I'm lucky that I've not had a loose horse at a show yet... However! At my ottb geldings first show (at a racecourse none the less!) we had spent the majority of the show with him going crazy on the lunge while I stood quietly at the end of the lunge line to try and calm him down. when I did manage to get him calm enough to get on, he was brilliant!! The next thing you know we have a loose horse blindly galloping up behind us, and the darn thing actually half-pie jumped us! Tried to gallop straight through Mitchell's rump, jumped up over top of his rump and got stuck, and then struck me in the back with a front leg as he clambered off Mitch! My horse was a saint, I could not have asked for a better reaction. He tucked his tail under and took a big breath in, and I was ready and waiting for an explosion that never happened. For his first show I was highly impressed!

If any of my horses had ever gotten loose I wouldn't be able to thank the catchers enough, and I would be highly embarrassed that I had a horse get off in the first place. I don't take my mare out because I can guarantee that she would pull off the float as soon as Mitch disappeared, so until we have that sorted at home, we aren't going anywhere!


----------



## ForeverSunRider (Jun 27, 2013)

We had a loose horse at a show I was at the other day. The ground people cornered him by the arena and between cars (he ran between them outside the arena) and they threw a halter on and his owner went and got him. I guess he slipped out of his halter by the trailer. She was thrilled he was caught. Very thankful and apologetic for having caused a disruption.

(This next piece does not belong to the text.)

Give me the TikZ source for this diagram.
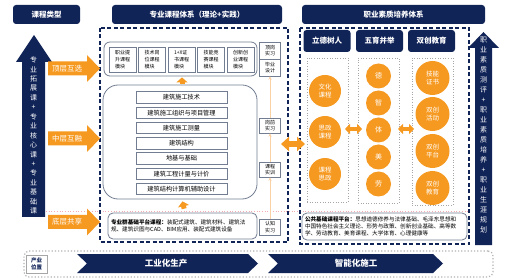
\documentclass[tikz,border=0pt]{standalone}
\usepackage{fontspec}
\setmainfont{Noto Sans CJK SC}
\usetikzlibrary{arrows.meta}
\definecolor{navy}{RGB}{17,36,88}
\definecolor{org}{RGB}{246,153,32}
\definecolor{lorg}{RGB}{250,208,165}
\definecolor{gbd}{RGB}{115,125,145}
\definecolor{pnk}{RGB}{242,172,178}
\newcommand\OrArr[3]{%
 \fill[org] (48,#1-7) -- (87,#1-7) -- (87,#1-13.5) -- (100,#1) -- (87,#1+13.5) -- (87,#1+7) -- (48,#1+7) -- cycle;
 \node[font=\fontsize{7.5}{9}\selectfont, text=white, inner sep=0pt] (#2) at (67,#1) {#3};}
\begin{document}
\begin{tikzpicture}[x=1pt,y=-1pt,
  hdr/.style={fill=navy, rounded corners=3pt, text=white, font=\bfseries\fontsize{7.5}{9}\selectfont, inner sep=0pt},
  modbox/.style={draw=gbd, line width=0.5pt, fill=white, minimum width=27pt, minimum height=25pt, align=left, font=\fontsize{5}{6.8}\selectfont, inner sep=1pt},
  crs/.style={draw=gbd, line width=0.5pt, fill=white, minimum width=91pt, minimum height=11.5pt, font=\fontsize{6.2}{7}\selectfont, inner sep=0pt},
  prac/.style={draw=gbd, line width=0.5pt, fill=white, minimum width=21pt, align=center, font=\fontsize{5}{6.5}\selectfont, inner sep=0pt},
  rbox/.style={draw=gbd, line width=0.8pt},
  colbox/.style={draw=gray!70, dotted, line width=0.6pt, inner sep=0pt},
  circ/.style={circle, fill=org, text=white, inner sep=0pt, align=center},
  upar/.style={org, line width=5pt, -{Triangle[length=5pt,width=11pt]}},
  lar/.style={lorg, line width=0.8pt, -{Stealth[length=3.5pt,width=3.2pt]}},
  dblar/.style={org, line width=6pt, {Triangle[length=8pt,width=14pt]}-{Triangle[length=8pt,width=14pt]}},
  smdbl/.style={org, line width=3.5pt, {Triangle[length=5pt,width=10pt]}-{Triangle[length=5pt,width=10pt]}},
  plat/.style={rbox, rounded corners=5pt, align=left, font=\fontsize{5.6}{7.2}\selectfont, inner sep=0pt},
  vtext/.style={text=white, align=center, font=\fontsize{7}{9.44}\selectfont, inner sep=0pt}
]
\useasboundingbox (0,0) rectangle (508,280);
\fill[white] (0,0) rectangle (508,280);

% pink dotted divider
\draw[pnk, dotted, line width=0.7pt] (46,211) -- (468,211);

% headers
\node[hdr, minimum width=67pt, minimum height=19pt] (hA) at (46.5,14.5) {课程类型};
\node[hdr, minimum width=170pt, minimum height=19pt] (hB) at (197,14.5) {专业课程体系（理论+实践）};
\node[hdr, minimum width=183pt, minimum height=19pt] (hC) at (393.5,14.5) {职业素质培养体系};

% left navy arrow
\fill[navy] (22,217) -- (22,62) -- (16,62) -- (34,35) -- (52,62) -- (45,62) -- (45,217) -- cycle;
\node[vtext] (lv) at (33.5,135.5) {专\\业\\拓\\展\\课\\+\\专\\业\\核\\心\\课\\+\\专\\业\\基\\础\\课};

% right navy arrow
\fill[navy] (475,245) -- (475,48) -- (468,48) -- (483.5,32) -- (499,48) -- (492,48) -- (492,245) -- cycle;
\node[vtext, font=\fontsize{7}{10}\selectfont] (rv) at (483.5,135) {职\\业\\素\\质\\测\\评\\+\\职\\业\\素\\质\\培\\养\\+\\职\\业\\生\\涯\\规\\划};

% dashed frames
\draw[navy, line width=1.1pt, dash pattern=on 4pt off 2.5pt] (100,28) rectangle (288,242);
\draw[navy, line width=1.1pt, dash pattern=on 4pt off 2.5pt] (300,28) rectangle (469,244);

% orange side arrows
\OrArr{68.5}{oa1}{顶层互选}
\OrArr{138.5}{oa2}{中层互融}
\OrArr{222}{oa3}{底层共享}

% top module box
\node[rbox, rounded corners=6pt, minimum width=153pt, minimum height=34pt] (topbox) at (180.5,59) {};
\node[modbox] (m1) at (122.5,59.5) {职业提\\升课程\\模块};
\node[modbox] (m2) at (152,59.5) {技术岗\\位课程\\模块};
\node[modbox] (m3) at (181.5,59.5) {1+X证\\书课程\\模块};
\node[modbox] (m4) at (211,59.5) {技能竞\\赛课程\\模块};
\node[modbox] (m5) at (240.5,59.5) {创新创\\业课程\\模块};

% core box
\node[rbox, rounded corners=15pt, minimum width=154pt, minimum height=114pt] (core) at (180,142) {};
\node[crs] (c1) at (181.5,97.5) {建筑施工技术};
\node[crs] (c2) at (181.5,112.75) {建筑施工组织与项目管理};
\node[crs] (c3) at (181.5,128) {建筑施工测量};
\node[crs] (c4) at (181.5,143.25) {建筑结构};
\node[crs] (c5) at (181.5,158.5) {地基与基础};
\node[crs] (c6) at (181.5,173.75) {建筑工程计量与计价};
\node[crs] (c7) at (181.5,189) {建筑结构计算机辅助设计};

% platform box left
\node[plat, minimum width=149pt, minimum height=26pt, text width=143pt] (platL) at (182.5,226) {\textbf{专业群基础平台课程：}装配式建筑、建筑材料、建筑法\\规、建筑识图与CAD、BIM应用、装配式建筑设备};

% practice boxes
\node[prac, minimum height=17pt] (p1) at (270,50.5) {顶岗\\实习};
\node[prac, minimum height=17pt] (p2) at (270,67.5) {毕业\\设计};
\node[prac, minimum height=15pt] (p3) at (270,125.5) {岗前\\实习};
\node[prac, minimum height=15pt] (p4) at (270,169.5) {课程\\实训};
\node[prac, minimum height=16pt] (p5) at (270,227) {认知\\实习};
\draw[lar] (p5.north) -- (p4.south);
\draw[lar] (p4.north) -- (p3.south);
\draw[lar] (p3.north) -- (p2.south);

% orange up arrows
\draw[upar, shorten <=1pt, shorten >=1pt] ([xshift=2pt]core.north) -- ([xshift=1.5pt]topbox.south);
\draw[upar, shorten <=4pt, shorten >=2pt] ([xshift=2.5pt]platL.north) -- ([xshift=2pt]core.south);

% big double arrow
\coordinate (dA) at (281,144);
\coordinate (dB) at (305,144);
\draw[dblar] (dA) -- (dB);

% right side sub headers
\node[hdr, minimum width=47pt, minimum height=22pt] (s1) at (327,41) {立德树人};
\node[hdr, minimum width=47pt, minimum height=22pt] (s2) at (379.5,41) {五育并举};
\node[hdr, minimum width=47pt, minimum height=22pt] (s3) at (431.5,41) {双创教育};

% column boxes
\node[colbox, minimum width=41pt, minimum height=144pt] (k1) at (327.5,130) {};
\node[colbox, minimum width=41pt, minimum height=145pt] (k2) at (378.5,130.5) {};
\node[colbox, minimum width=41pt, minimum height=147pt] (k3) at (432.5,131.5) {};

% circles column 1
\node[circ, minimum size=32pt, font=\fontsize{6.5}{8.5}\selectfont] (a1) at (325,91) {文化\\课程};
\node[circ, minimum size=32pt, font=\fontsize{6.5}{8.5}\selectfont] (a2) at (325,132) {思政\\课程};
\node[circ, minimum size=32pt, font=\fontsize{6.5}{8.5}\selectfont] (a3) at (325,174) {课程\\思政};
% column 2
\node[circ, minimum size=25pt, font=\fontsize{7}{8}\selectfont] (b1) at (378.5,76) {德};
\node[circ, minimum size=25pt, font=\fontsize{7}{8}\selectfont] (b2) at (378.5,103) {智};
\node[circ, minimum size=25pt, font=\fontsize{7}{8}\selectfont] (b3) at (378.5,130) {体};
\node[circ, minimum size=25pt, font=\fontsize{7}{8}\selectfont] (b4) at (378.5,157) {美};
\node[circ, minimum size=25pt, font=\fontsize{7}{8}\selectfont] (b5) at (378.5,184) {劳};
% column 3
\node[circ, minimum size=34pt, font=\fontsize{6.5}{8.5}\selectfont] (d1) at (432.5,78) {技能\\证书};
\node[circ, minimum size=34pt, font=\fontsize{6.5}{8.5}\selectfont] (d2) at (432.5,114) {双创\\活动};
\node[circ, minimum size=34pt, font=\fontsize{6.5}{8.5}\selectfont] (d3) at (432.5,151) {双创\\平台};
\node[circ, minimum size=34pt, font=\fontsize{6.5}{8.5}\selectfont] (d4) at (432.5,188) {双创\\教育};

% small double arrows
\coordinate (e1) at (345,129);
\coordinate (e2) at (362,129);
\coordinate (e3) at (398,129);
\coordinate (e4) at (414,129);
\draw[smdbl] (e1) -- (e2);
\draw[smdbl] (e3) -- (e4);

% platform box right
\node[plat, minimum width=165pt, minimum height=27pt, text width=159pt] (platR) at (384.5,226.5) {\textbf{公共基础课程平台：}思想道德修养与法律基础、毛泽东思想和\\中国特色社会主义理论、形势与政策、创新创业基础、高等数\\学、劳动教育、美育课程、大学体育、心理健康等};

% bottom band
\node[draw=gray!60, dotted, line width=1.2pt, rounded corners=5pt, minimum width=469pt, minimum height=26pt, inner sep=0pt] (band) at (258.5,264) {};
\node[draw=gray!70, line width=0.5pt, minimum width=21pt, minimum height=18pt, inner sep=0pt, align=center, text=navy, font=\bfseries\fontsize{5.5}{6.8}\selectfont] (pos) at (36.5,264) {产业\\位置};
\fill[navy] (77,254) -- (248,254) -- (258,263.5) -- (248,273) -- (77,273) -- (87,263.5) -- cycle;
\fill[navy] (268,254) -- (433,254) -- (443,263.5) -- (433,273) -- (268,273) -- (278,263.5) -- cycle;
\node[text=white, font=\bfseries\fontsize{8.5}{10}\selectfont, inner sep=0pt] (g1) at (166,263.5) {工业化生产};
\node[text=white, font=\bfseries\fontsize{8.5}{10}\selectfont, inner sep=0pt] (g2) at (356,263.5) {智能化施工};
\end{tikzpicture}
\end{document}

I guess people are different about it.


----------



## Ale (May 8, 2013)

That is very upsetting that the owners were mad at you because their horse got loose and grabbed your grain. You could not have really prevented a loose horse from throwing his head into your horses grain bucket and stealing a bite or two. Considering that, I highly doubt that a bite or two of different grain would cause any major issues. They should have been thankful to you that you caught their horse and that things didn't get worse. He could have escaped from the show grounds, gotten to the ground or far worse. *shakes head* Some people are so uppity, it makes me sick.


----------



## MyQHBooger428 (Jan 14, 2012)

My first horse got away from me at a judged pleasure trail ride. I was putting his bridle on by the trailer and he bolted. I was 12 and so embarrassed, but luckily Buck just ran a few trailers down. They caught him when he started eating their horses grain. I wasn't mad in the least I was actually upset that he ate their grain. They were very nice people and didn't give a darn about loosing a bit of grain to my little pain in the butt pony  I apologized to them profusely . I was so thankful that they caught him. I didn't care that he got a few bites of grain. 
IMO you didn't do a darn thing wrong. You caught a loose horse from hurting himself or others. Kudos to you!


----------



## Prinella (Jul 12, 2011)

I would have offered to let him go again!! 
I assume you don't mix arsenic in with horses grain? The correct response from these people is 'thank you so much for catching him I'm so sorry!'


----------



## Zexious (Aug 2, 2013)

Wow. The boldness of some people shock me o.o


----------